The deal was hammered out in two days of intense talks and goes much further than many Afghans had expected, the BBC's Karen Allen in Kabul says.

It is a measure of how much international political, military and financial commitment rests on ensuring Afghanistan does not slip backwards into violence, our correspondent adds.

At the press conference, Mr Ghani described the move as the "most comprehensive audit in the history of elections... such a process would remove any ambiguity about the result".

Meanwhile, Mr Abdullah said the two sides had reached a "technical and political agreement".
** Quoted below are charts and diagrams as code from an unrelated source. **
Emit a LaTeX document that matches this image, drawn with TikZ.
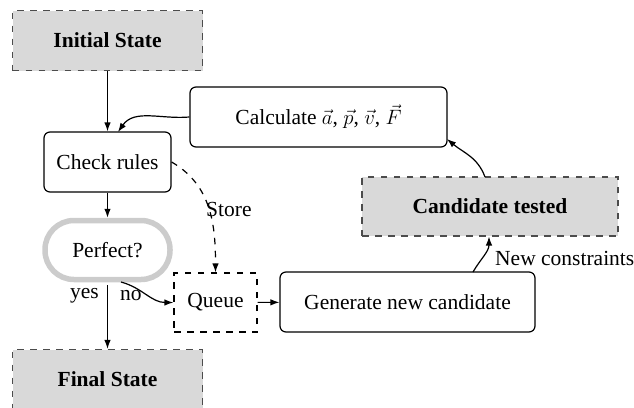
\documentclass[tikz,border=0pt]{standalone}
\usepackage{fontspec}
\setmainfont{Liberation Serif}
\usetikzlibrary{arrows.meta}
\begin{document}
\begin{tikzpicture}[x=1pt,y=-1pt,
  font=\fontsize{21.5}{26}\selectfont,
  every node/.style={inner sep=0pt},
  statebox/.style={draw=black!70, fill=black!15, line width=1.2pt, dash pattern=on 6.5pt off 6.5pt, minimum width=190pt, minimum height=60pt, font=\fontsize{21.5}{26}\selectfont\bfseries},
  procbox/.style={draw, line width=1.2pt, rounded corners=6pt},
  queuebox/.style={draw, line width=1.2pt, dash pattern=on 6.5pt off 6.5pt, minimum width=83pt, minimum height=59pt},
  decbox/.style={draw=black!20, line width=5.5pt, rounded corners=29pt, minimum width=125pt, minimum height=59pt},
  conn/.style={line width=1.2pt, -{Latex[length=9pt,width=6.5pt]}},
  lab/.style={inner sep=0pt}
]
\useasboundingbox (0,0) rectangle (634,407);
\node[statebox] (init) at (107.5,40.5) {Initial State};
\node[procbox, minimum width=127pt, minimum height=60pt] (check) at (107.5,162) {Check rules};
\node[decbox] (perf) at (107.5,250) {Perfect?};
\node[statebox] (final) at (107.5,379.5) {Final State};
\node[queuebox] (queue) at (215.5,302.5) {Queue};
\node[procbox, minimum width=255pt, minimum height=60pt] (gen) at (407.5,302) {Generate new candidate};
\node[statebox, minimum width=256pt, minimum height=59pt] (cand) at (490,206.5) {Candidate tested};
\node[procbox, minimum width=257pt, minimum height=60pt] (calc) at (318.5,117) {Calculate $\vec{a}$, $\vec{p}$, $\vec{v}$, $\vec{F}$};

\draw[conn] (init) -- (check);
\draw[conn] (check) -- (perf);
\draw[conn] (perf.south) ++(0,3) coordinate (ps) (ps) -- (final.north);
\node[lab, anchor=east] (yes) at (99,296) {yes};
\node[lab, anchor=west] (no) at (120,296) {no};
\coordinate (nostart) at (121,282);
\draw[conn] (nostart) to[out=-15,in=180] (queue.west);
\draw[conn] (queue) -- (gen);
\coordinate (genout) at (473,272);
\coordinate (candin) at (489,236.5);
\draw[conn] (genout) to[out=60,in=-90] (candin);
\node[lab, anchor=west] (newc) at (495,258) {New constraints};
\coordinate (candout) at (485,177);
\coordinate (calcin) at (447,139);
\draw[conn] (candout) to[out=110,in=-40] (calcin);
\coordinate (checkin) at (118,132);
\draw[conn] (calc.west) to[out=185,in=55] (checkin);
\draw[conn, dash pattern=on 6.5pt off 6.5pt] (check.east) to[out=-30,in=90] (queue.north);
\node[lab, anchor=west] (store) at (206,209) {Store};
\end{tikzpicture}
\end{document}
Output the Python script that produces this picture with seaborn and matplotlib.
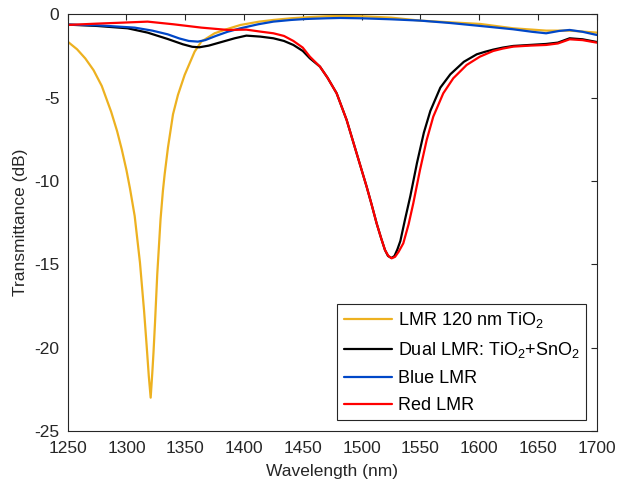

"I hope this is for the benefit of Afghan people," he added.

'Difficult road ahead'

Counting of votes is to begin early on Sunday morning, with the ballot boxes being moved under tight security to counting locations. The votes will be under constant guard until new results are disclosed.

The framework for a unity government may be being sketched out, but the details about the possible division of power are unclear.

Mr Kerry arrived on Friday for a hastily arranged visit, amid concerns at reports that Mr Abdullah was planning a "parallel government".

Speaking on Saturday as the audit was announced, Mr Kerry warned of "a difficult road" ahead because of "important obligations required and difficult decisions to be made".

He added: "We hope that the promise of the next weeks will deliver the authenticity and credibility that the people of Afghanistan deserve."

Analysts say Mr Ghani and Mr Abdullah both command strong support and any split in the government or armed forces could undermine the country's stability.